November 4, 2013
I didn't step out of doors once today, but I'm pretty sure it was a little brisk.
I have decided to participate in the National Blog Post Month. This means that I will be writing each day of November.
A while ago, quite a while ago, I grew up in about a minute. That’s not to say that I am fully grown. I suspect I will keep working on that for the rest of my time.
Anyway back to that while ago. I do remember the exact moment. I was at the doctor’s office with my infant son. We were there for a regular check-up. I think he was about 2 months old.
As the doctor was trying to get my baby to follow his finger, the doctor murmured, “hmm he isn’t supposed to do that.” Being the proud mom, I remember that I felt happy because I thought that the doctor must have meant that my son was advanced for his age.
After I got the baby dressed, the doctor asked to speak to me in his office. That’s when he told me that my son had what is commonly known as lazy eye. He wrote down the medical term for it which is Esotropia.
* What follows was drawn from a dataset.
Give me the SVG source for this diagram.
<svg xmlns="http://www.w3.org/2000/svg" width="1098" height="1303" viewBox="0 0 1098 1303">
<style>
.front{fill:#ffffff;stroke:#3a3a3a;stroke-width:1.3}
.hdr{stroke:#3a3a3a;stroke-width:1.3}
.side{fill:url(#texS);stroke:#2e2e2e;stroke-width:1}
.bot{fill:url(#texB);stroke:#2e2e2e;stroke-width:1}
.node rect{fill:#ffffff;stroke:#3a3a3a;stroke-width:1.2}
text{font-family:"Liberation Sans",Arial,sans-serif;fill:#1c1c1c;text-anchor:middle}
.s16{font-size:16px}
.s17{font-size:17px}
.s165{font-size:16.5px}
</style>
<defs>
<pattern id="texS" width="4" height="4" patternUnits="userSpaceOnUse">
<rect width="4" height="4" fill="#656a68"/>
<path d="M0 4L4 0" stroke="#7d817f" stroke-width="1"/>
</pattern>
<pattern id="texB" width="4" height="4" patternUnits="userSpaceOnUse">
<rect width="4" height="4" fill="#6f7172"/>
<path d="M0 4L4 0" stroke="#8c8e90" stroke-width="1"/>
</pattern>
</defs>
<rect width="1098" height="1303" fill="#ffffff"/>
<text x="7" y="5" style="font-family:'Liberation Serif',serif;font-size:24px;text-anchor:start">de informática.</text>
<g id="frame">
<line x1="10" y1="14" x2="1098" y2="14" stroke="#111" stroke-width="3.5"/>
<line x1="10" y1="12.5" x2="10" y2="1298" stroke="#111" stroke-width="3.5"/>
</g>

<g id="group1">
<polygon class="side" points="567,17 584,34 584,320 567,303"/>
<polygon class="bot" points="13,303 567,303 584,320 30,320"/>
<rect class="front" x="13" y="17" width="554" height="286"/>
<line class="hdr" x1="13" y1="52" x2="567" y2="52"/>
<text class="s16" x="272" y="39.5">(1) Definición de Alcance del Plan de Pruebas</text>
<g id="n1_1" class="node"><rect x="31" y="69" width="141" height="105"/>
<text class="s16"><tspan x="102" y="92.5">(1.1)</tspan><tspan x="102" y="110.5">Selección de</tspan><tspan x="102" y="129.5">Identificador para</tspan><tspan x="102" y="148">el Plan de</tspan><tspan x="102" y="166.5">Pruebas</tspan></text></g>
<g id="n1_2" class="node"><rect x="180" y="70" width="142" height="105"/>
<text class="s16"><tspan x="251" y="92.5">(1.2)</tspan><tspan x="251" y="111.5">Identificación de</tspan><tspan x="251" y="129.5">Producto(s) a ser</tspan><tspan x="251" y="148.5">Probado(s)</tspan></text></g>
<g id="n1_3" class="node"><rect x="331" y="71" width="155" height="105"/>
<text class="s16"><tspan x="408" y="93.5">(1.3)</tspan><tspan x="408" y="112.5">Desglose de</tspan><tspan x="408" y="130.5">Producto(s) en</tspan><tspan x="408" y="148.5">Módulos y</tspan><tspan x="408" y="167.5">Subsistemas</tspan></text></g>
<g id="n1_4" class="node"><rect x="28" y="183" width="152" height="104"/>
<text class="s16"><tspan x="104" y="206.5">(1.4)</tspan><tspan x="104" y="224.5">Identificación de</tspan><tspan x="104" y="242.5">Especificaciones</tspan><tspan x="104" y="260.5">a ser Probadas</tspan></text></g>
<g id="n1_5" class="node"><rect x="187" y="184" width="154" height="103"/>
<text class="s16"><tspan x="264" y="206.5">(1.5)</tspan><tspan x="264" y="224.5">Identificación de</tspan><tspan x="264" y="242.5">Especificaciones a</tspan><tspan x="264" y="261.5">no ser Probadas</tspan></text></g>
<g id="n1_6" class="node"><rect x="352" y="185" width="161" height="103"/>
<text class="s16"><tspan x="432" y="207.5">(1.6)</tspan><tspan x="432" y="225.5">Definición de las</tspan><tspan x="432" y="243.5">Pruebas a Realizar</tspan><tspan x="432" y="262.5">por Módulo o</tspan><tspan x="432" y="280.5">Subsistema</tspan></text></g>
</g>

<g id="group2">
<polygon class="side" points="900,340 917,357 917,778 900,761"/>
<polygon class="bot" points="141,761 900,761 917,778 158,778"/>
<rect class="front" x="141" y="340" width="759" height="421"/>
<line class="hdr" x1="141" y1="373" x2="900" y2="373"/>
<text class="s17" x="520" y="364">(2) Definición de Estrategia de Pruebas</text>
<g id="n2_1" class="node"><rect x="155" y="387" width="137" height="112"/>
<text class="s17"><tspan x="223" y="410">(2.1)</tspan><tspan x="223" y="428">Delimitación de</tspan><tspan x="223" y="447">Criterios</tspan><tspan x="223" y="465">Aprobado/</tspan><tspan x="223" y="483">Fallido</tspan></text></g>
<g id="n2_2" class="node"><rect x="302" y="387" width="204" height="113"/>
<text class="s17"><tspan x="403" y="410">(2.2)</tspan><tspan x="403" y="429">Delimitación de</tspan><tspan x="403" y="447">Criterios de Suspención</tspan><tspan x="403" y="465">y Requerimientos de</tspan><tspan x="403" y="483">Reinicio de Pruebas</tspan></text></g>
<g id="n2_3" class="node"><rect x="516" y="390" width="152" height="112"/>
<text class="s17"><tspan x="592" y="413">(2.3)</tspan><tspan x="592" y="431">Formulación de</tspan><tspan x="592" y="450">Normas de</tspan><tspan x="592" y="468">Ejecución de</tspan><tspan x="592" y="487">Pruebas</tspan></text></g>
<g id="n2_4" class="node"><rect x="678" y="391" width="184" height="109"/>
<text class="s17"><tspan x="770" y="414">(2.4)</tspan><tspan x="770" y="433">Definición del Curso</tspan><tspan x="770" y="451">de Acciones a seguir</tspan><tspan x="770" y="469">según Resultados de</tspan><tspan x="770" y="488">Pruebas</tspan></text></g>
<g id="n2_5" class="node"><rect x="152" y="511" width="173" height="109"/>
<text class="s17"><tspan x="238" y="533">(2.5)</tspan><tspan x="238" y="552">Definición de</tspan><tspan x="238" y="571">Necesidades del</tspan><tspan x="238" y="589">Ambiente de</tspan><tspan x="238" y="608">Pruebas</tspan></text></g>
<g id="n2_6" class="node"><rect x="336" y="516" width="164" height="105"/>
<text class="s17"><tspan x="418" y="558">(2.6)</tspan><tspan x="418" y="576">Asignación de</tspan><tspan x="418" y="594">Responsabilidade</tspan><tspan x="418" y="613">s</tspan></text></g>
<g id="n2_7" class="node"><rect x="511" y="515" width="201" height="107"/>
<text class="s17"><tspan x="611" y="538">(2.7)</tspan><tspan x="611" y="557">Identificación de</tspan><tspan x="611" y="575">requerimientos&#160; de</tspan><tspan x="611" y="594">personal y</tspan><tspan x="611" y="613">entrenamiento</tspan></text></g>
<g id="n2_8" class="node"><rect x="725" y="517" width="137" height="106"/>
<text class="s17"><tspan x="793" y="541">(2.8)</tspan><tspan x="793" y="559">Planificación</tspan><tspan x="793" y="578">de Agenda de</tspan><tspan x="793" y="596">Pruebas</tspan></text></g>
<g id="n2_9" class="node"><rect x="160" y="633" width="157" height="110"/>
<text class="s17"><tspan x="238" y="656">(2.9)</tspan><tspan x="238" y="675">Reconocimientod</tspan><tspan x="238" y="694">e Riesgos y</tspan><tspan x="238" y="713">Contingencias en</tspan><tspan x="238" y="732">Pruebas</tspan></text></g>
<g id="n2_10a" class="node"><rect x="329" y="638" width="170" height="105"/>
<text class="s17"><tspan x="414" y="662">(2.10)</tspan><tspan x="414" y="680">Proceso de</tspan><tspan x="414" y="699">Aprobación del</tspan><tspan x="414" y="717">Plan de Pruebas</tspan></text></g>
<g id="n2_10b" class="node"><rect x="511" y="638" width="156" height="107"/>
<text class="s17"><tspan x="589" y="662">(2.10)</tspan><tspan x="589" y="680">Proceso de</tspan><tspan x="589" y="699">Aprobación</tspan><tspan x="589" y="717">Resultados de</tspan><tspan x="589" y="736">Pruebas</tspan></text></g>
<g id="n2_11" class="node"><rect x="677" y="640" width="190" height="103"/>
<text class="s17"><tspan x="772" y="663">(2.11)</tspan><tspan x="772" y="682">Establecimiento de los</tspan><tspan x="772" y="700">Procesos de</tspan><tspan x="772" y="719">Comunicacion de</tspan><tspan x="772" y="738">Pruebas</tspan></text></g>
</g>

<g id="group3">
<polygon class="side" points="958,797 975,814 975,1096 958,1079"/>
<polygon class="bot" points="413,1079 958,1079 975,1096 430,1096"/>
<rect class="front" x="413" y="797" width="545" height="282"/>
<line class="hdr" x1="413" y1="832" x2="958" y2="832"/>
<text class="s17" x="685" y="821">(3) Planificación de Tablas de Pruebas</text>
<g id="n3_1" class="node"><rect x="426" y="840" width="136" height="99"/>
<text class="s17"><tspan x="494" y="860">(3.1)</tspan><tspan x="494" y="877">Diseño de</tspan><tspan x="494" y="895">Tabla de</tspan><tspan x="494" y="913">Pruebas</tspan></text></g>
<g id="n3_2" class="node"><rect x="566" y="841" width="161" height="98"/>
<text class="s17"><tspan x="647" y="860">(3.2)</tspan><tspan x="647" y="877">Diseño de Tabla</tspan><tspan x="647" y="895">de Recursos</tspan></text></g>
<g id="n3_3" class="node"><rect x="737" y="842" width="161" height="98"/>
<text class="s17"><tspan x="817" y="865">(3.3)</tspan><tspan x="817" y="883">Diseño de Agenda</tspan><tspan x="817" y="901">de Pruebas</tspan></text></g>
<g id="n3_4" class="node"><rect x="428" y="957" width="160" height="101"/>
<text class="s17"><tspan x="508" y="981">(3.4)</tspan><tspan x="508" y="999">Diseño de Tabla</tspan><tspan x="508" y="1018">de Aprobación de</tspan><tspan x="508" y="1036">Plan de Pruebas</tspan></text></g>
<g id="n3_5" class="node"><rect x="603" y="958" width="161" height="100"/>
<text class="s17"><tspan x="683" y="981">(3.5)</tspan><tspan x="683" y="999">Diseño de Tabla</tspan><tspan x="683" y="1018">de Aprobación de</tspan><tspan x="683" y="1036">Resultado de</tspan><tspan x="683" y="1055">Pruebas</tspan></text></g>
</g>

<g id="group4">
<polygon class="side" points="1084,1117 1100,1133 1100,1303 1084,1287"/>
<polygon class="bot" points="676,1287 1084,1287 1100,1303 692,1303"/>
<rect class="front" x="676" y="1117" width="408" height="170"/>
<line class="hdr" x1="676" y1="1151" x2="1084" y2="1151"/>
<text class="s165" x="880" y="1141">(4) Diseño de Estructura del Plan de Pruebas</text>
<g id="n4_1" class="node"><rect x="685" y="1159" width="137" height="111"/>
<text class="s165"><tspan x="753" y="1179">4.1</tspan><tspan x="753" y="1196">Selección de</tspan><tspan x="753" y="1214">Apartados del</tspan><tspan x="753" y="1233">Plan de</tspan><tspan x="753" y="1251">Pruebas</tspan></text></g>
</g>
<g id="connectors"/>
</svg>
He also recommended we see an eye surgeon because he said that my baby would probably need to have an operation on his eyes.
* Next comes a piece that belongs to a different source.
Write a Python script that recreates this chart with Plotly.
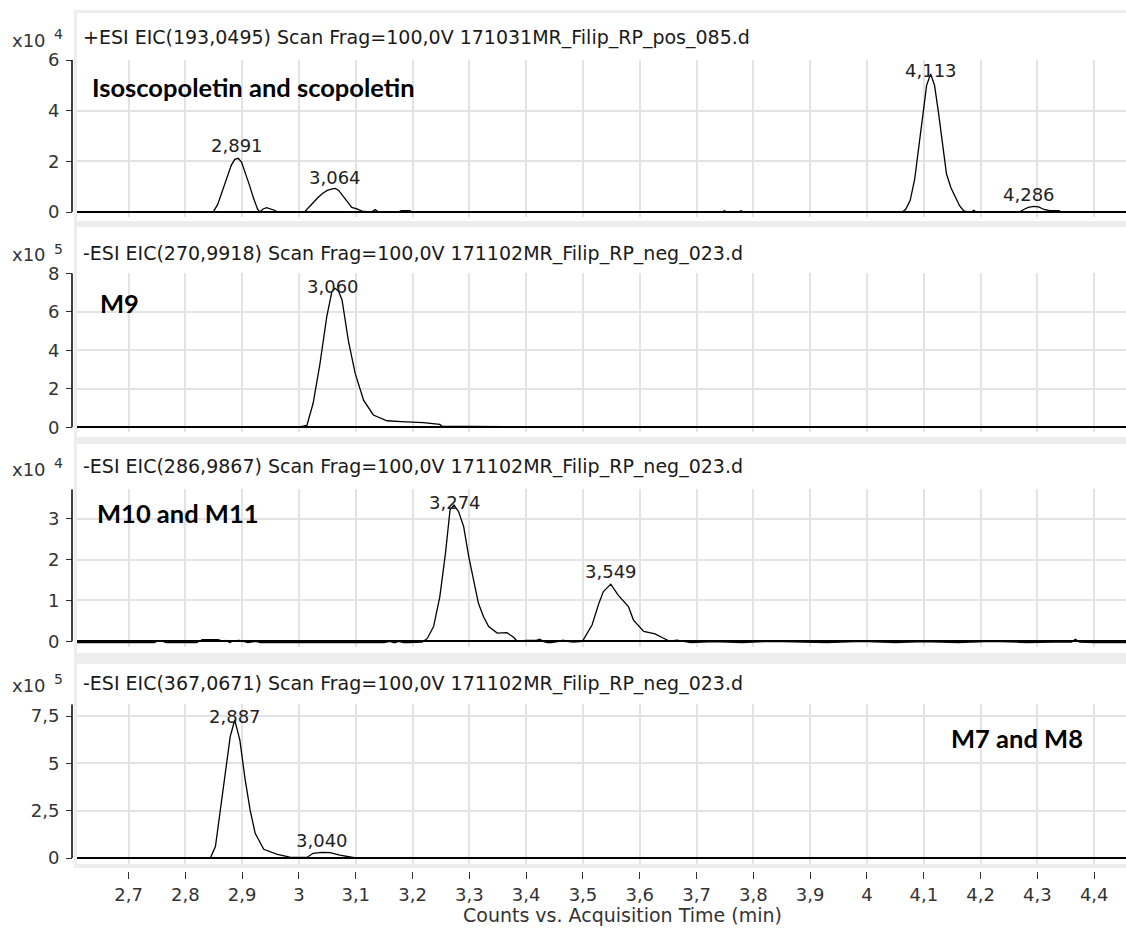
import plotly.graph_objects as go

W, H = 1126, 928

# ---------------- data (intensities in the displayed scaled units) ----------------
headers = [
    "+ESI EIC(193,0495) Scan Frag=100,0V 171031MR_Filip_RP_pos_085.d",
    "-ESI EIC(270,9918) Scan Frag=100,0V 171102MR_Filip_RP_neg_023.d",
    "-ESI EIC(286,9867) Scan Frag=100,0V 171102MR_Filip_RP_neg_023.d",
    "-ESI EIC(367,0671) Scan Frag=100,0V 171102MR_Filip_RP_neg_023.d",
]
exponents = [4, 5, 4, 5]
compound_labels = ["Isoscopoletin and scopoletin", "M9", "M10 and M11", "M7 and M8"]

t1 = [2.600, 2.849, 2.857, 2.865, 2.873, 2.881, 2.887, 2.893, 2.899, 2.906, 2.913, 2.920, 2.927, 2.931,
      2.937, 2.943, 2.950, 2.957, 2.963, 3.010, 3.018, 3.026, 3.034, 3.042, 3.050, 3.057, 3.064, 3.070,
      3.077, 3.084, 3.093, 3.102, 3.113, 3.128, 3.134, 3.140, 3.175, 3.180, 3.195, 3.200, 3.745, 3.749,
      3.753, 3.774, 3.778, 3.782, 4.062, 4.068, 4.076, 4.084, 4.091, 4.098, 4.105, 4.112, 4.119, 4.126,
      4.133, 4.140, 4.148, 4.156, 4.163, 4.170, 4.177, 4.184, 4.188, 4.192, 4.268, 4.276, 4.284, 4.293,
      4.302, 4.312, 4.322, 4.338, 4.342, 4.460]
y1 = [0, 0, 0.30, 0.80, 1.35, 1.85, 2.08, 2.12, 1.97, 1.55, 1.05, 0.55, 0.12, 0,
      0.12, 0.17, 0.13, 0.07, 0, 0, 0.20, 0.40, 0.58, 0.74, 0.85, 0.90, 0.93, 0.85,
      0.65, 0.45, 0.18, 0.12, 0.02, 0, 0.10, 0, 0, 0.05, 0.05, 0, 0, 0.05,
      0, 0, 0.05, 0, 0, 0.10, 0.45, 1.30, 2.60, 3.90, 5.00, 5.45, 5.00, 3.90,
      2.60, 1.50, 0.95, 0.55, 0.25, 0.05, 0, 0, 0.07, 0, 0, 0.10, 0.18, 0.22,
      0.20, 0.10, 0.05, 0.05, 0, 0]

t2 = [2.600, 2.996, 3.005, 3.014, 3.025, 3.037, 3.049, 3.058, 3.064, 3.070, 3.076, 3.087, 3.099, 3.114,
      3.131, 3.155, 3.180, 3.219, 3.248, 3.252, 3.300, 3.363, 3.368, 4.460]
y2 = [0, 0, 0.05, 0.10, 1.25, 3.30, 5.75, 7.05, 7.22, 7.05, 6.60, 4.50, 2.80, 1.40,
      0.64, 0.34, 0.30, 0.24, 0.15, 0.05, 0.05, 0.04, 0, 0]

t3 = [2.600, 2.745, 2.752, 2.760, 2.767, 2.820, 2.830, 2.858, 2.866, 2.872, 2.878, 2.884, 2.896, 2.902,
      2.910, 2.925, 2.932, 2.940, 3.150, 3.160, 3.168, 3.176, 3.184, 3.192, 3.217, 3.226, 3.237, 3.248,
      3.258, 3.266, 3.273, 3.281, 3.290, 3.299, 3.308, 3.316, 3.325, 3.334, 3.349, 3.366, 3.378, 3.384,
      3.400, 3.418, 3.424, 3.430, 3.437, 3.444, 3.458, 3.465, 3.472, 3.483, 3.499, 3.516, 3.528, 3.536,
      3.549, 3.562, 3.580, 3.589, 3.607, 3.627, 3.641, 3.653, 3.665, 3.690, 3.730, 3.780, 3.830, 3.880,
      3.930, 3.990, 4.050, 4.100, 4.160, 4.220, 4.280, 4.330, 4.360, 4.367, 4.374, 4.400, 4.460]
y3 = [-0.03, -0.03, 0.01, 0.00, -0.03, -0.03, 0.04, 0.04, 0.00, 0.02, -0.03, 0.01, 0.02, 0.00,
      -0.03, 0.00, -0.03, -0.03, -0.03, 0.00, -0.04, 0.00, -0.03, -0.03, -0.02, 0.07, 0.36, 1.09,
      2.16, 3.22, 3.34, 3.18, 2.81, 2.07, 1.42, 0.93, 0.60, 0.36, 0.20, 0.21, 0.10, 0.00,
      0.02, 0.02, 0.05, 0.00, -0.03, -0.03, 0.00, 0.03, 0.00, -0.02, 0.00, 0.40, 0.93, 1.22,
      1.40, 1.13, 0.85, 0.52, 0.24, 0.18, 0.08, 0.00, 0.03, -0.03, -0.01, -0.03, 0.00, -0.02,
      -0.03, 0.00, -0.03, -0.01, -0.03, 0.00, -0.03, -0.02, -0.02, 0.05, -0.02, -0.03, -0.03]

t4 = [2.600, 2.844, 2.853, 2.861, 2.870, 2.879, 2.887, 2.896, 2.905, 2.914, 2.923, 2.938, 2.962, 2.984,
      3.014, 3.025, 3.040, 3.055, 3.072, 3.088, 3.100, 4.460]
y4 = [0, 0, 0.60, 2.36, 4.47, 6.41, 7.29, 6.23, 4.21, 2.54, 1.30, 0.46, 0.19, 0.05,
      0.03, 0.25, 0.30, 0.28, 0.15, 0.05, 0, 0]

# peak retention-time labels (x) and the height at which each label sits (y)
peak_t = [[2.891, 3.064, 4.113, 4.286], [3.060], [3.274, 3.549], [2.887, 3.040]]
peak_label_y = [[2.64, 1.38, 5.57, 0.71], [7.34], [3.41, 1.72], [7.50, 0.95]]

y_ticks = [[0, 2, 4, 6], [0, 2, 4, 6, 8], [0, 1, 2, 3], [0, 2.5, 5, 7.5]]
y_ranges = [[-0.197, 6.0], [-0.244, 8.0], [-0.14, 3.725], [-0.317, 8.12]]
x_ticks = [2.7, 2.8, 2.9, 3.0, 3.1, 3.2, 3.3, 3.4, 3.5, 3.6, 3.7, 3.8, 3.9, 4.0, 4.1, 4.2, 4.3, 4.4]
x_range = [2.6093, 4.456]
x_title = "Counts vs. Acquisition Time (min)"

series_t = [t1, t2, t3, t4]
series_y = [y1, y2, y3, y4]

# ---------------- layout geometry (pixels) ----------------
plot_px = [(60, 217), (273.3, 432), (489.3, 647), (704.3, 864)]
header_py = [38, 253, 467, 683]
frame_px = [(13, 221), (227, 437), (444, 653), (664, 864)]
comp_pos = [(90, 87, "left"), (98, 303, "left"), (95, 513, "left"), (1085, 738, "right")]

def px(x):
    return x / W

def py(y):
    return 1 - y / H

FONT = "DejaVu Sans, sans-serif"
BOLD_FONT = "Lato, Open Sans, sans-serif"
GRID = "#e3e3e3"
TXT = "#333333"

fig = go.Figure()
layout = dict(
    width=W, height=H, margin=dict(l=0, r=0, t=0, b=0, pad=0),
    paper_bgcolor="white", plot_bgcolor="rgba(0,0,0,0)",
    showlegend=False, separators=",.", template="none",
    font=dict(family=FONT, size=16, color=TXT),
)

shapes = []
annotations = []

# gray frame backdrop and white panels
shapes.append(dict(type="rect", xref="paper", yref="paper", x0=px(74), x1=px(1126), y0=py(10), y1=py(868),
                   fillcolor="#ededed", line=dict(width=0), layer="below"))
for (a, b) in frame_px:
    shapes.append(dict(type="rect", xref="paper", yref="paper", x0=px(77), x1=px(1126), y0=py(a), y1=py(b),
                       fillcolor="white", line=dict(width=0), layer="below"))

for i in range(4):
    n = i + 1
    xa = "x" if n == 1 else f"x{n}"
    ya = "y" if n == 1 else f"y{n}"
    fig.add_trace(go.Scatter(x=series_t[i], y=series_y[i], mode="lines", xaxis=xa, yaxis=ya,
                             line=dict(color="black", width=1.3), hoverinfo="skip"))
    top, bot = plot_px[i]
    xaxis = dict(domain=[px(77), 1], range=x_range, tickvals=x_ticks, showgrid=True, gridcolor=GRID,
                 gridwidth=1.5, zeroline=False, showline=False, anchor=ya, automargin=False,
                 fixedrange=True)
    if n < 4:
        xaxis.update(showticklabels=False, ticks="")
    else:
        xaxis.update(anchor="free", position=py(871), ticks="outside", ticklen=7, tickwidth=1.3,
                     tickcolor=TXT, showticklabels=True,
                     tickfont=dict(family=FONT, size=18, color=TXT))
    yaxis = dict(domain=[py(bot), py(top)], range=y_ranges[i], tickvals=y_ticks[i],
                 showgrid=True, gridcolor=GRID, gridwidth=1.5, zeroline=True, zerolinecolor="black",
                 zerolinewidth=1.6, showline=False, anchor="free", position=px(72), ticks="outside",
                 ticklen=6, tickwidth=1.3, tickcolor=TXT, automargin=False, fixedrange=True,
                 ticklabelstandoff=3,
                 tickfont=dict(family=FONT, size=18, color=TXT))
    layout["xaxis" if n == 1 else f"xaxis{n}"] = xaxis
    layout["yaxis" if n == 1 else f"yaxis{n}"] = yaxis

    # left y axis line from 0 to the top of the range
    shapes.append(dict(type="line", xref="paper", yref=ya, x0=px(72), x1=px(72), y0=0, y1=y_ranges[i][1],
                       line=dict(color="black", width=1.5)))

    # header & exponent
    annotations.append(dict(xref="paper", yref="paper", x=px(81), y=py(header_py[i]), xanchor="left",
                            yanchor="middle", showarrow=False, text=headers[i],
                            font=dict(family=FONT, size=19, color="#1a1a1a")))
    annotations.append(dict(xref="paper", yref="paper", x=px(48), y=py(header_py[i] + 2), xanchor="right",
                            yanchor="middle", showarrow=False, text="x10",
                            font=dict(family=FONT, size=18, color=TXT)))
    annotations.append(dict(xref="paper", yref="paper", x=px(52), y=py(header_py[i] - 4), xanchor="left",
                            yanchor="middle", showarrow=False, text=str(exponents[i]),
                            font=dict(family=FONT, size=14, color=TXT)))
    # compound label
    cx, cy, anc = comp_pos[i]
    annotations.append(dict(xref="paper", yref="paper", x=px(cx), y=py(cy), xanchor=anc, yanchor="middle",
                            showarrow=False, text=f"<b>{compound_labels[i]}</b>",
                            font=dict(family=BOLD_FONT, size=25.5, color="black")))
    # peak labels
    for t, yl in zip(peak_t[i], peak_label_y[i]):
        annotations.append(dict(xref=xa, yref=ya, x=t, y=yl, xanchor="center", yanchor="middle",
                                showarrow=False, text=f"{t:.3f}".replace(".", ","),
                                font=dict(family=FONT, size=18, color="#222222")))

annotations.append(dict(xref="paper", yref="paper", x=px(622), y=py(915), xanchor="center", yanchor="middle",
                        showarrow=False, text=x_title, font=dict(family=FONT, size=19, color=TXT)))

layout["shapes"] = shapes
layout["annotations"] = annotations
fig.update_layout(**layout)
fig.write_html("out.html")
I felt as though I had been punched in the stomach. I don’t think I will ever forgive that doctor for delivering that news to me in such a nonchalant manner.
I was frightened for my baby. I didn’t know what any of it really meant.
After that doctor’s visit, I was I guess in a state of shock. When the shock wore off I slowly began to shutdown and eventually I experienced an emotional breakdown. I didn’t want to see or talk to anyone.
My mother came to visit one day. She firmly told me that mothers can’t break. She reminded me that this little boy needed me. But the thing that grabbed me, unraveled my cocoon and pulled me back to reality was when she asked me why I thought that I was different from everyone else. She wanted to know why I thought that I would never have experiences in my life which would challenge me. She bluntly told me to grow up. “It’s time,” she said.
I remember thinking that she was absolutely right. It wasn’t just about me anymore. She was holding my son at the time. She held him out for me to take him. I can still feel him in my arms.
There were two surgeries during his first 18 months of life. He was quite the little trooper.
In January of 2010, thirty-four years later, he had another surgery. It was an emergency operation and the diagnosis was incurable stage IV colon cancer.
This time my mother wasn’t there to help me, but her wise words were.